Running toward Joy

woman-runnerIt’s a late-summer Sunday evening. I’m training for the Baltimore half-marathon, my first-ever running race. Today’s goal is eight miles, the farthest run yet. I’m chugging up a long, gradual hill on the last leg of the run at a pace barely above a walk. I can barely see my two training partners ahead, both veteran runners who, without meaning to, naturally and steadily increased the space between us. Desperately thirsty and hungry, all I can think about is how much I’m craving watermelon. My legs hurt, my back hurts, my right hip hurts. Three of my toes, smashed against the front of my too-small running shoes, throb so agonizingly I almost stop. Almost. 

No one is more surprised than I am that I somehow find the grit to keep going. And here’s the thing – when that hill levels out for the final mile before home, I fly. It’s not any easier. Everything still hurts and my body feels like lead. But some other part of me—some dormant part that I didn’t know existed until right now—is powerful and free. This body I inhabit is propelled by something more than muscle and bone and even will. Will is what pushed me up the last hill. What I’m running on now is pure spirit, and it feels so good.

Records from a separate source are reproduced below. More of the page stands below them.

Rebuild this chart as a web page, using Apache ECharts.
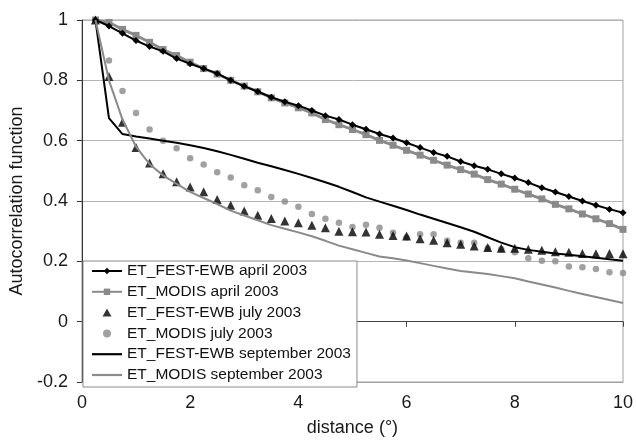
<!DOCTYPE html>
<html>
<head>
<meta charset="utf-8">
<script src="https://cdn.jsdelivr.net/npm/echarts@6/dist/echarts.min.js"></script>
<style>
html,body{margin:0;padding:0;background:#fff;}
#chart{width:636px;height:442px;}
</style>
</head>
<body>
<div id="chart"></div>
<script>
const distances = [0.25,0.5,0.75,1,1.25,1.5,1.75,2,2.25,2.5,2.75,3,3.25,3.5,3.75,4,4.25,4.5,4.75,5,5.25,5.5,5.75,6,6.25,6.5,6.75,7,7.25,7.5,7.75,8,8.25,8.5,8.75,9,9.25,9.5,9.75,10];

const festApril = [1.0,0.98,0.956,0.932,0.912,0.896,0.872,0.855,0.839,0.823,0.80,0.78,0.763,0.744,0.729,0.716,0.70,0.683,0.670,0.653,0.638,0.622,0.609,0.593,0.577,0.561,0.548,0.531,0.517,0.505,0.49,0.476,0.461,0.444,0.43,0.415,0.40,0.386,0.373,0.361];

const modisApril = [1.0,0.992,0.969,0.949,0.926,0.902,0.882,0.86,0.839,0.821,0.80,0.781,0.762,0.742,0.725,0.709,0.692,0.670,0.653,0.637,0.62,0.601,0.585,0.568,0.552,0.535,0.519,0.504,0.489,0.471,0.456,0.439,0.423,0.407,0.389,0.374,0.357,0.341,0.325,0.306];

const festJuly = [1.0,0.813,0.661,0.577,0.526,0.49,0.464,0.446,0.431,0.405,0.386,0.367,0.353,0.342,0.334,0.328,0.32,0.311,0.30,0.298,0.297,0.29,0.286,0.284,0.275,0.27,0.262,0.257,0.251,0.246,0.243,0.243,0.24,0.237,0.232,0.23,0.226,0.225,0.226,0.225];

const modisJuly = [1.0,0.866,0.765,0.692,0.637,0.60,0.575,0.542,0.521,0.495,0.478,0.452,0.436,0.413,0.398,0.381,0.357,0.341,0.328,0.314,0.321,0.311,0.295,0.279,0.29,0.29,0.268,0.262,0.262,0.243,0.24,0.23,0.21,0.202,0.20,0.183,0.18,0.175,0.164,0.161];

const festSeptember = [1.0,0.675,0.622,0.614,0.607,0.60,0.593,0.585,0.576,0.565,0.553,0.54,0.527,0.515,0.503,0.49,0.476,0.462,0.447,0.43,0.412,0.398,0.384,0.37,0.355,0.341,0.327,0.313,0.298,0.28,0.262,0.247,0.238,0.232,0.226,0.222,0.217,0.212,0.207,0.202];

const modisSeptember = [1.0,0.80,0.67,0.58,0.522,0.485,0.457,0.43,0.41,0.39,0.368,0.352,0.336,0.32,0.308,0.296,0.283,0.268,0.252,0.24,0.228,0.216,0.21,0.203,0.194,0.185,0.176,0.168,0.163,0.158,0.151,0.144,0.133,0.123,0.113,0.102,0.092,0.082,0.072,0.062];

const seriesNames = ['ET_FEST-EWB april 2003','ET_MODIS april 2003','ET_FEST-EWB july 2003','ET_MODIS july 2003','ET_FEST-EWB september 2003','ET_MODIS september 2003'];

const xTicks = [0,2,4,6,8,10];
const yTicks = [-0.2,0,0.2,0.4,0.6,0.8,1];

function pairs(vals){ return distances.map((d,i)=>[d, vals[i]]); }

const FONT = 'Liberation Sans, Arial, sans-serif';
const BLACK = '#000000';
const GREY = '#8a8a8a';
const lineIcon = 'path://M0,0H30V2.2H0Z';
const triIcon = 'path://M5,0L10,9L0,9Z';

const chart = echarts.init(document.getElementById('chart'), null, {renderer:'canvas'});
chart.setOption({
  animation: false,
  backgroundColor: '#ffffff',
  textStyle: {fontFamily: FONT},
  grid: {left: 77.5, right: 10, top: 20, bottom: 57, show: true, borderColor: '#a0a0a0', borderWidth: 1, backgroundColor: 'transparent'},
  xAxis: [{
    type: 'value', min: xTicks[0], max: xTicks[xTicks.length-1], interval: 2,
    position: 'bottom',
    axisLine: {show: true, onZero: false, lineStyle: {color: '#a0a0a0', width: 1}},
    axisTick: {show: false},
    splitLine: {show: false},
    axisLabel: {fontSize: 18, color: '#1a1a1a', fontFamily: FONT, margin: 12},
    name: 'distance (°)', nameLocation: 'middle', nameGap: 37,
    nameTextStyle: {fontSize: 18, color: '#1a1a1a', fontFamily: FONT}
  },{
    type: 'value', min: xTicks[0], max: xTicks[xTicks.length-1], interval: 2,
    position: 'bottom',
    axisLine: {show: true, onZero: true, lineStyle: {color: '#444444', width: 1}},
    axisTick: {show: true, length: 5, lineStyle: {color: '#444444'}},
    splitLine: {show: false},
    axisLabel: {show: false}
  }],
  yAxis: {
    type: 'value', min: yTicks[0], max: yTicks[yTicks.length-1], interval: 0.2,
    axisLine: {show: true, onZero: false, lineStyle: {color: '#333333', width: 1}},
    axisTick: {show: true, length: 5, lineStyle: {color: '#333333'}},
    splitLine: {show: true, lineStyle: {color: '#b4b4b4', width: 1}},
    axisLabel: {fontSize: 18, color: '#1a1a1a', fontFamily: FONT, margin: 14},
    name: 'Autocorrelation function', nameLocation: 'middle', nameGap: 49,
    nameTextStyle: {fontSize: 18, color: '#1a1a1a', fontFamily: FONT}
  },
  legend: {
    orient: 'vertical', left: 83, top: 261,
    itemWidth: 30, itemHeight: 8, itemGap: 4.8,
    padding: [2, 6, 4, 8],
    borderColor: '#8a8a8a', borderWidth: 1, backgroundColor: '#ffffff',
    symbolKeepAspect: true,
    textStyle: {fontSize: 15.5, lineHeight: 16, color: '#111111', fontFamily: FONT},
    data: [
      {name: seriesNames[0]},
      {name: seriesNames[1]},
      {name: seriesNames[2], icon: triIcon},
      {name: seriesNames[3], icon: 'circle'},
      {name: seriesNames[4], icon: lineIcon},
      {name: seriesNames[5], icon: lineIcon}
    ],
    z: 10
  },
  series: [
    {name: seriesNames[0], type: 'line', data: pairs(festApril), xAxisIndex: 0,
     symbol: 'diamond', symbolSize: 7, showSymbol: true,
     itemStyle: {color: BLACK}, lineStyle: {color: BLACK, width: 2}, z: 3},
    {name: seriesNames[1], type: 'line', data: pairs(modisApril), xAxisIndex: 0,
     symbol: 'rect', symbolSize: 7, showSymbol: true,
     itemStyle: {color: GREY}, lineStyle: {color: GREY, width: 2.8}, z: 2},
    {name: seriesNames[2], type: 'scatter', data: pairs(festJuly), xAxisIndex: 0,
     symbol: 'triangle', symbolSize: 9, itemStyle: {color: BLACK}, z: 3},
    {name: seriesNames[3], type: 'scatter', data: pairs(modisJuly), xAxisIndex: 0,
     symbol: 'circle', symbolSize: 6.5, itemStyle: {color: GREY}, z: 2},
    {name: seriesNames[4], type: 'line', data: pairs(festSeptember), xAxisIndex: 0,
     symbol: 'none', itemStyle: {color: BLACK}, lineStyle: {color: BLACK, width: 2}, z: 4},
    {name: seriesNames[5], type: 'line', data: pairs(modisSeptember), xAxisIndex: 0,
     symbol: 'none', itemStyle: {color: GREY}, lineStyle: {color: GREY, width: 2}, z: 4}
  ]
});
</script>
</body>
</html>
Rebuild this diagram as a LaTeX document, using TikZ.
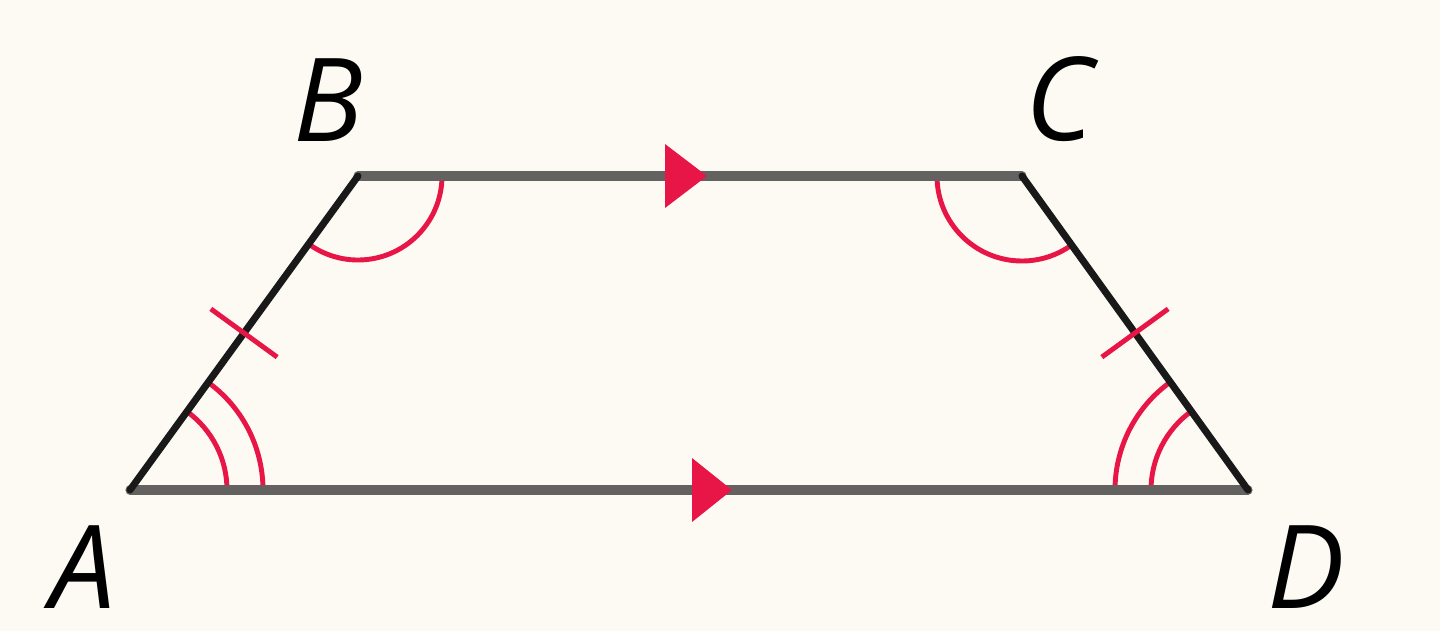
\documentclass[tikz,border=0pt]{standalone}
\usepackage{fontspec}
\newfontfamily\labelfont{Open Sans}
\definecolor{paper}{RGB}{253,250,243}
\definecolor{markred}{RGB}{232,22,70}
\definecolor{edge}{RGB}{100,98,96}
\begin{document}
\begin{tikzpicture}[>=latex, font=\labelfont\itshape\fontsize{33}{38}\selectfont]
\fill[paper] (0,0) rectangle (14.4,6.31);
\useasboundingbox (0,0) rectangle (14.4,6.31);
\coordinate (A) at (1.30,1.41);
\coordinate (B) at (3.58,4.55);
\coordinate (C) at (10.22,4.55);
\coordinate (D) at (12.48,1.41);

% angle marks
\draw[markred, line width=1.4pt] (B) ++(234:0.84) arc[start angle=234, end angle=360, radius=0.84];
\draw[markred, line width=1.4pt] (C) ++(180:0.85) arc[start angle=180, end angle=305.7, radius=0.85];
\foreach \r in {0.97,1.33}
{
	\draw[markred, line width=1.4pt] (A) ++(0:\r) arc[start angle=0, end angle=54, radius=\r];
	\draw[markred, line width=1.4pt] (D) ++(125.7:\r) arc[start angle=125.7, end angle=180, radius=\r];
}

% sides
\draw[edge, line width=2.6pt, line cap=round] (B)--(C);
\draw[edge, line width=2.6pt, line cap=round] (A)--(D);
\draw[black!90, line width=2pt, line cap=round, line join=round] (A)--(B) coordinate[pos=.5](mAB);
\draw[black!90, line width=2pt, line cap=round, line join=round] (C)--(D) coordinate[pos=.5](mCD);

% equal sides
\draw[markred, line width=1.4pt] (mAB) ++(144:0.41)--++(-36:0.82);
\draw[markred, line width=1.4pt] (mCD) ++(36:0.41)--++(216:0.82);

% parallel arrows
\fill[markred] (6.65,4.87)--(7.07,4.55)--(6.65,4.23)--cycle;
\fill[markred] (6.92,1.73)--(7.32,1.41)--(6.92,1.09)--cycle;

\node[inner sep=0pt] (lA) at (0.83,0.64){A};
\node[inner sep=0pt] (lB) at (3.28,5.31){B};
\node[inner sep=0pt] (lC) at (10.60,5.32){C};
\node[inner sep=0pt] (lD) at (13.06,0.64){D};
\end{tikzpicture}
\end{document}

I’ve only been running regularly for a few months. At the beginning, just one mile was a painful, rasping push to keep going. I told myself “It won’t always be this hard,” imagining that soon I’d bound through that first mile like a deer—tireless, light, and graceful. I’ve since logged run after run, and not once have I bounded.

That was the hardest lesson, that, at least for me, the first part never gets easier. Waking up in the dark, forcing my body to move, struggling to catch my breath every damn time. But then the sun comes up, my raggedy breathing evens and slows, my feet fall into a rhythm that echoes in my head—one-two, one-two, one-two. I feed all my anxiety, stress, and worry into that meditative movement—step-step, step-step, step-step. One foot then the other, over and over and over.

After the pain comes the joy. A friend and mentor once described marriage that way. She told me that all marriages go through stretches of pain and hard work and seeming futility, but if you push through that, you get to the best parts. She said the problem is that most people quit before they get to the joy. It’s just like running, and probably anything in life worth having. Physical goals, career ambitions, relationships, parenting, artistic expression – all require journeys through enough pain, dissatisfaction, risk, boredom, suffering, and vulnerability to make us all want to lay down right where we are and say “I quit. I’m done. It hurts too much.”

But let’s not do that. Let’s keep running. The joy is coming, and I don’t want to miss it.